Dans mon souvenir, j’avais bien aimé « changement d’adresse » d’Emmanuel Mouret.
Alors, je suis allée voir son nouveau film, « L’art d’aimer ». Il ne m’a pas fallu 4 images pour avoir envie de partir en courant.
Car le film est censé nous faire réfléchir sur le désir entre deux êtres. Avec des petites phrases soi-disant « éclairantes ».
Par exemple, la première, phrase du film : » Au moment où l’on devient amoureux, à cet instant précis, il se produit en nous une musique particulière. Elle est pour chacun différente et peut survenir à des moments inattendus.. ». Ah bon. Vraiment ? Au moment où on devient amoureux ? et pourquoi pas un coup de foudre de conte de fées, par exemple ? C’est exactement sur ce ton-là, conte de fées, que commence le film. Et comme les contes de fées, il vient servir l’histoire dominante, celle où la sexualité n’est que celle des hommes, même au travers de personnages féminins.
C’est pire que dans une comédie sentimentale hollywoodienne, parce qu’ici, on voudrait nous faire croire qu’il y a une réflexion. Pourtant, les histoires qui s’enchaînent, avec des dialogues creux, des situations qui seraient caricaturales si au moins elles avaient un sens, sont des clichés absolus : par exemple; Ariane Ascaride, en couple « amoureux » depuis longtemps qui dit ne plus pouvoir résister au désir des hommes sur elle, ou Godrèche qui se demande si elle ne doit pas aider son ami Boris qui est très attiré par son physique…ou enfin cette jeune amoureuse qui veut expérimenter une aventure d’un soir avec un autre homme -et avec l’accord de son copain- parce qu’ils se sont jurés de se laisser leur liberté et de tout se dire » : croyez-vous que c’est parce qu’elle désire terriblement un autre homme ? Mais non bien sûr, c’est parce que LUI la désire tellement ». Et comme par hasard, qui est cet « autre homme » : le réalisateur lui-même, Emmanuel Mouret…

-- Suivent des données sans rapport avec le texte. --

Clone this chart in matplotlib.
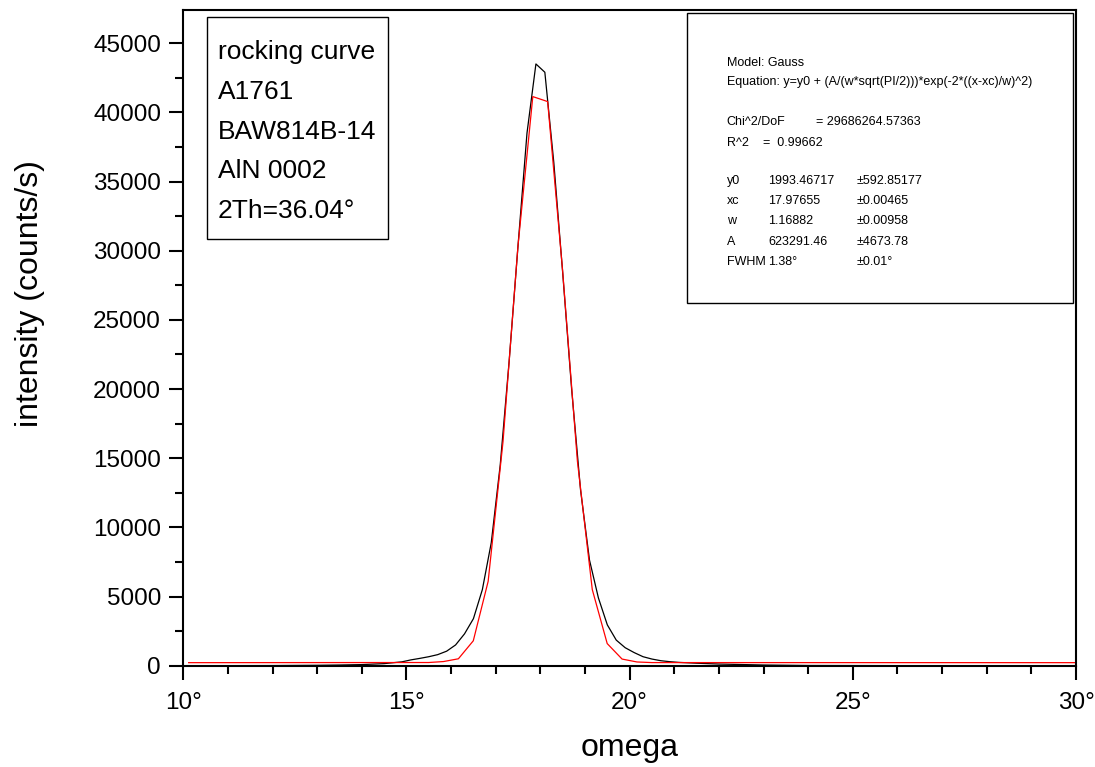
import matplotlib
matplotlib.use("Agg")
import matplotlib.pyplot as plt
from matplotlib.ticker import MultipleLocator, FuncFormatter
from matplotlib.patches import Rectangle

# measured data (black)
omega_data = [10.1, 11.0, 12.0, 13.0, 13.5, 14.0, 14.5, 14.9, 15.1, 15.3, 15.5, 15.7, 15.9,
              16.1, 16.3, 16.5, 16.7, 16.9, 17.1, 17.3, 17.5, 17.7, 17.9, 18.1, 18.3,
              18.5, 18.7, 18.9, 19.1, 19.3, 19.5, 19.7, 19.9, 20.1, 20.3, 20.5, 20.7,
              20.9, 21.1, 21.5, 22.0, 23.0, 24.0, 26.0, 28.0, 30.0]
intensity_data = [0, 5, 10, 30, 50, 80, 150, 280, 420, 530, 650, 800, 1050,
                  1500, 2300, 3400, 5500, 8900, 14500, 22000, 30400, 38500, 43500, 42900, 36400,
                  28400, 20000, 12700, 7640, 4900, 2950, 1850, 1300, 950, 650, 480, 360,
                  290, 240, 180, 120, 50, 15, 5, 0, 0]

# Gauss fit (red)
omega_fit = [10.12, 15.497, 15.83, 16.163, 16.497, 16.83, 17.163, 17.497, 17.83, 18.163,
             18.497, 18.83, 19.163, 19.497, 19.83, 20.163, 20.497, 29.98]
intensity_fit = [220, 230, 300, 500, 1800, 6100, 16200, 30300, 41140, 40780,
                 28600, 14770, 5500, 1600, 480, 270, 225, 220]

sample_lines = ["rocking curve", "A1761", "BAW814B-14", "AlN 0002", "2Th=36.04°"]
fit_rows = [("y0", "1993.46717", "±592.85177"),
            ("xc", "17.97655", "±0.00465"),
            ("w", "1.16882", "±0.00958"),
            ("A", "623291.46", "±4673.78"),
            ("FWHM", "1.38°", "±0.01°")]

W, H = 1095, 767
fig = plt.figure(figsize=(W / 100, H / 100), dpi=100)
ax = fig.add_axes([183.3 / W, 1 - 665.7 / H, (1076 - 183.3) / W, (665.7 - 10) / H])

ax.plot(omega_data, intensity_data, color="black", lw=0.9)
ax.plot(omega_fit, intensity_fit, color="#ff0000", lw=0.9)

ax.set_xlim(10, 30)
ax.set_ylim(0, 47400)
ax.xaxis.set_major_locator(MultipleLocator(5))
ax.xaxis.set_minor_locator(MultipleLocator(1))
ax.yaxis.set_major_locator(MultipleLocator(5000))
ax.yaxis.set_minor_locator(MultipleLocator(2500))
ax.xaxis.set_major_formatter(FuncFormatter(lambda v, p: f"{v:.0f}°"))
ax.yaxis.set_major_formatter(FuncFormatter(lambda v, p: f"{v:.0f}"))
ax.tick_params(which="major", direction="out", length=10, width=1.5, labelsize=17.5, pad=6,
               top=False, right=False)
ax.tick_params(which="minor", direction="out", length=5.5, width=1.5, top=False, right=False)
for lab in ax.get_xticklabels() + ax.get_yticklabels():
    lab.set_family("Liberation Sans")
ax.tick_params(axis="x", pad=9)
for s in ax.spines.values():
    s.set_linewidth(1.5)

fig.text(629.5 / W, 1 - 748 / H, "omega", ha="center", va="center", fontsize=23,
         family="Liberation Sans")
fig.text(30 / W, 1 - 294 / H, "intensity (counts/s)", ha="center", va="center", fontsize=23,
         rotation=90, family="Liberation Sans")

box_font = "Liberation Sans"

# sample box
fig.patches.append(Rectangle((206.7 / W, 1 - 239 / H), (388.3 - 206.7) / W, (239 - 17.3) / H,
                             transform=fig.transFigure, fill=False, lw=1.0, ec="black"))
for i, s in enumerate(sample_lines):
    fig.text(218 / W, 1 - (59 + 39.8 * i) / H, s, ha="left", va="baseline", fontsize=19,
             family=box_font)

# fit box
fig.patches.append(Rectangle((687 / W, 1 - 303 / H), (1073 - 687) / W, (303 - 13) / H,
                             transform=fig.transFigure, fill=False, lw=1.0, ec="black"))
fs = 9.0
def t(x, y, s):
    fig.text(x / W, 1 - y / H, s, ha="left", va="center", fontsize=fs, family=box_font)

t(726.7, 62.5, "Model: Gauss")
t(726.7, 81.5, "Equation: y=y0 + (A/(w*sqrt(PI/2)))*exp(-2*((x-xc)/w)^2)")
t(726.7, 122.3, "Chi^2/DoF")
t(816, 122.3, "= 29686264.57363")
t(726.7, 142.5, "R^2")
t(763.3, 142.5, "=  0.99662")
for i, (a, b, c) in enumerate(fit_rows):
    y = 181.3 + 20.1 * i
    t(726.7, y, a)
    t(768.3, y, b)
    t(856.7, y, c)

fig.savefig("out.png", dpi=100)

Tout le film n’est que ça : ce qui compte, même dans la sexualité des femmes, c’est le désir des hommes, elles sont là pour le servir ou l’assouvir. Mais il y a pire, dans une scène qui est ouvertement une justification du viol. Frederique Bel qui fait « tourner en bourrique » François Cluzet en lui reprochant de ne pas l’embrasser spontanément ou ensuite de ne plus vouloir l’embrasser, n’arrive pas à se décider. Et explique que si elle a du désir pour lui, elle peut le réfréner. Elle lui dit alors que lui aussi, puisqu’il dit la désirer très fort et qu’il ne lui saute pas dessus…conséquence, que fait-il ? Il lui dit ça suffit, rentre chez toi, tu as raison ? Non, bien sûr, pour la démentir, il lui saute dessus (on ne voit pas la scène, en raison d’une ellipse, mais c’est là qu’elle mène). Le message qui passe c’est : s’il la viole, elle l’a bien cherché, cette allumeuse écervelée…et ça fait rigoler les spectateurs ! (masculin choisi)
Alors que cela aurait pu être une si jolie occasion de faire reconnaître qu’il n’y a pas de besoin sexuel irrépressible qui fait qu’un homme mourrait de ne pas l’assouvir…(©T.Duch) et qu’il s’agit de viol.
Après maintenant plus de cent ans de cinéma, et des décennies de « libération sexuelle », ne peut-on donc pas voir au cinéma autre chose que toujours la même représentation des femmes et de la sexualité ?
Il faut espérer (je le dis sans trop y croire…) que d’autres hommes arrivent un jour à nous montrer le désir autrement. Parce que sinon, on pourrait imaginer que les hommes ne sont vraiment pas capables de voir les femmes autrement qu’ en soutien-gorge ou décolleté (dans la moitié des scènes, alors que les hommes sont habillés) ou se dévêtant face caméra, et que malheureusement les femmes vont continuer à croire que leur sexualité n’est pas pour elle, mais pour lui…bien sûr, je sais qu’il y a des hommes qui ne sont pas comme ça. Mais le problème, c’est que le miroir déformant dont je parlais ici qu’est le cinéma ou que sont les médias et la littérature masculines, sont incapables de nous le montrer autrement. Et font des ravages.